* Instructions to follow: Render the material again word for word, skipping the pictures in it.

(begin)

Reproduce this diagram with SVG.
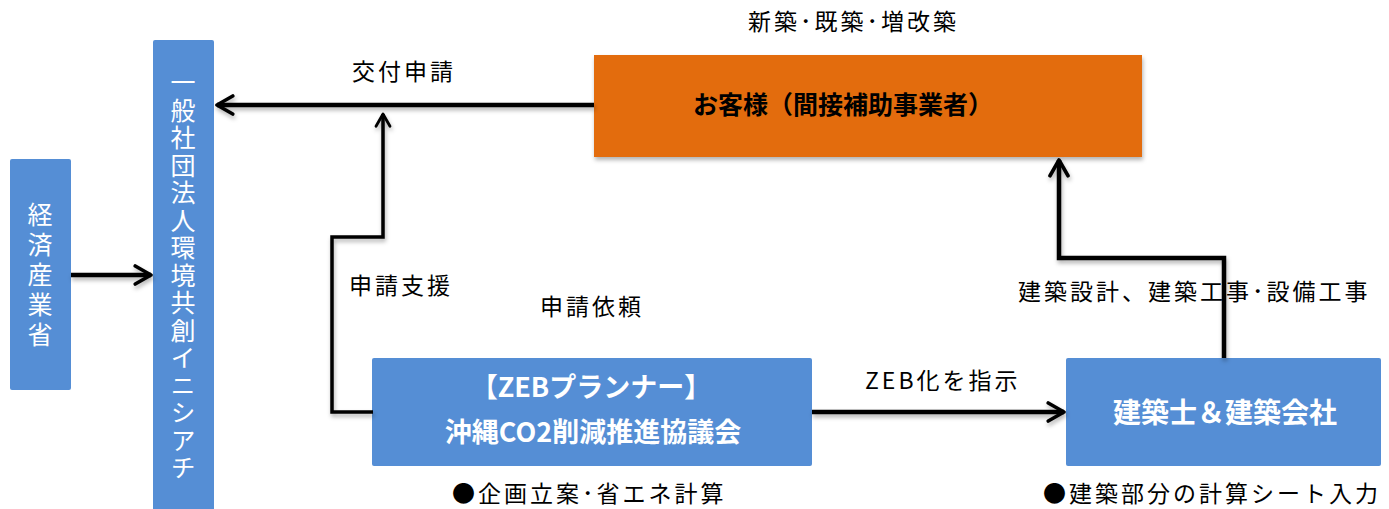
<svg xmlns="http://www.w3.org/2000/svg" width="1389" height="509" viewBox="0 0 1389 509">
<style>
.box{fill:#558ED5;}
.org{fill:#E36C09;}
.lbl{font-family:"Noto Sans CJK JP","Noto Sans",sans-serif;font-size:23px;fill:#000;letter-spacing:3px;}
.wt{font-family:"Noto Sans CJK JP","Noto Sans",sans-serif;font-weight:bold;fill:#fff;}
.vt{font-family:"Noto Sans CJK JP","Noto Sans",sans-serif;font-size:25px;fill:#fff;writing-mode:vertical-rl;}
.ln{fill:none;stroke:#000;stroke-linejoin:miter;}
</style>
<defs>
<filter id="sh" x="-10%" y="-10%" width="130%" height="140%">
<feDropShadow dx="1" dy="3" stdDeviation="2" flood-color="#000" flood-opacity="0.3"/>
</filter>
<marker id="ah" viewBox="0 0 10 10" refX="9" refY="5" markerWidth="5" markerHeight="5" markerUnits="strokeWidth" orient="auto">
<path d="M2,1 L9,5 L2,9" fill="none" stroke="#000" stroke-width="1.6" stroke-linecap="round" stroke-linejoin="round"/>
</marker>
</defs>

<g id="meti">
<rect class="box" x="10" y="159" width="61" height="231" rx="2"/>
<text class="vt" x="40" y="202" letter-spacing="5">経済産業省</text>
</g>

<g id="sii">
<rect class="box" x="153" y="40" width="61" height="475" rx="2"/>
<text class="vt" x="183" y="70" letter-spacing="2.5">一般社団法人環境共創イニシアチ</text>
</g>

<g id="customer">
<rect class="org" x="594" y="55" width="548" height="102" filter="url(#sh)"/>
<text x="843" y="114" text-anchor="middle" font-family="'Noto Sans CJK JP','Noto Sans',sans-serif" font-weight="bold" font-size="25" fill="#000">お客様（間接補助事業者）</text>
</g>

<g id="zeb">
<rect class="box" x="372" y="358" width="440" height="108" rx="2"/>
<text class="wt" font-size="27" text-anchor="middle"><tspan x="591" y="397">【ZEBプランナー】</tspan><tspan x="593" y="442">沖縄CO2削減推進協議会</tspan></text>
</g>

<g id="architect">
<rect class="box" x="1066" y="358" width="315" height="108" rx="2"/>
<text class="wt" font-size="28" text-anchor="middle" x="1225" y="423">建築士＆建築会社</text>
</g>

<g id="connectors" filter="url(#sh)">
<line class="ln" x1="71" y1="275" x2="151" y2="275" stroke-width="4.5" marker-end="url(#ah)"/>
<line class="ln" x1="594" y1="105" x2="217" y2="105" stroke-width="4.5" marker-end="url(#ah)"/>
<polyline class="ln" points="373,412 332,412 332,237 383,237 383,114" stroke-width="3.5" marker-end="url(#ah)"/>
<line class="ln" x1="812" y1="412" x2="1064" y2="412" stroke-width="4.5" marker-end="url(#ah)"/>
<polyline class="ln" points="1224,358 1224,258 1059,258 1059,160" stroke-width="4.5" marker-end="url(#ah)"/>
</g>

<g id="labels">
<text class="lbl" x="748" y="30">新築･既築･増改築</text>
<text class="lbl" x="352" y="80">交付申請</text>
<text class="lbl" x="349" y="294">申請支援</text>
<text class="lbl" x="540" y="315">申請依頼</text>
<text class="lbl" x="865" y="389">ZEB化を指示</text>
<text class="lbl" x="1018" y="300">建築設計、建築工事･設備工事</text>
<text class="lbl" x="452" y="502">●企画立案･省エネ計算</text>
<text class="lbl" x="1043" y="502" letter-spacing="2.2">●建築部分の計算シート入力</text>
</g>
</svg>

(end)

* Exercise response:
Reproduce this diagram with SVG.
<svg xmlns="http://www.w3.org/2000/svg" width="1389" height="509" viewBox="0 0 1389 509">
<style>
.box{fill:#558ED5;}
.org{fill:#E36C09;}
.lbl{font-family:"Noto Sans CJK JP","Noto Sans",sans-serif;font-size:23px;fill:#000;letter-spacing:3px;}
.wt{font-family:"Noto Sans CJK JP","Noto Sans",sans-serif;font-weight:bold;fill:#fff;}
.vt{font-family:"Noto Sans CJK JP","Noto Sans",sans-serif;font-size:25px;fill:#fff;writing-mode:vertical-rl;}
.ln{fill:none;stroke:#000;stroke-linejoin:miter;}
</style>
<defs>
<filter id="sh" x="-10%" y="-10%" width="130%" height="140%">
<feDropShadow dx="1" dy="3" stdDeviation="2" flood-color="#000" flood-opacity="0.3"/>
</filter>
<marker id="ah" viewBox="0 0 10 10" refX="9" refY="5" markerWidth="5" markerHeight="5" markerUnits="strokeWidth" orient="auto">
<path d="M2,1 L9,5 L2,9" fill="none" stroke="#000" stroke-width="1.6" stroke-linecap="round" stroke-linejoin="round"/>
</marker>
</defs>

<g id="meti">
<rect class="box" x="10" y="159" width="61" height="231" rx="2"/>
<text class="vt" x="40" y="202" letter-spacing="5">経済産業省</text>
</g>

<g id="sii">
<rect class="box" x="153" y="40" width="61" height="475" rx="2"/>
<text class="vt" x="183" y="70" letter-spacing="2.5">一般社団法人環境共創イニシアチ</text>
</g>

<g id="customer">
<rect class="org" x="594" y="55" width="548" height="102" filter="url(#sh)"/>
<text x="843" y="114" text-anchor="middle" font-family="'Noto Sans CJK JP','Noto Sans',sans-serif" font-weight="bold" font-size="25" fill="#000">お客様（間接補助事業者）</text>
</g>

<g id="zeb">
<rect class="box" x="372" y="358" width="440" height="108" rx="2"/>
<text class="wt" font-size="27" text-anchor="middle"><tspan x="591" y="397">【ZEBプランナー】</tspan><tspan x="593" y="442">沖縄CO2削減推進協議会</tspan></text>
</g>

<g id="architect">
<rect class="box" x="1066" y="358" width="315" height="108" rx="2"/>
<text class="wt" font-size="28" text-anchor="middle" x="1225" y="423">建築士＆建築会社</text>
</g>

<g id="connectors" filter="url(#sh)">
<line class="ln" x1="71" y1="275" x2="151" y2="275" stroke-width="4.5" marker-end="url(#ah)"/>
<line class="ln" x1="594" y1="105" x2="217" y2="105" stroke-width="4.5" marker-end="url(#ah)"/>
<polyline class="ln" points="373,412 332,412 332,237 383,237 383,114" stroke-width="3.5" marker-end="url(#ah)"/>
<line class="ln" x1="812" y1="412" x2="1064" y2="412" stroke-width="4.5" marker-end="url(#ah)"/>
<polyline class="ln" points="1224,358 1224,258 1059,258 1059,160" stroke-width="4.5" marker-end="url(#ah)"/>
</g>

<g id="labels">
<text class="lbl" x="748" y="30">新築･既築･増改築</text>
<text class="lbl" x="352" y="80">交付申請</text>
<text class="lbl" x="349" y="294">申請支援</text>
<text class="lbl" x="540" y="315">申請依頼</text>
<text class="lbl" x="865" y="389">ZEB化を指示</text>
<text class="lbl" x="1018" y="300">建築設計、建築工事･設備工事</text>
<text class="lbl" x="452" y="502">●企画立案･省エネ計算</text>
<text class="lbl" x="1043" y="502" letter-spacing="2.2">●建築部分の計算シート入力</text>
</g>
</svg>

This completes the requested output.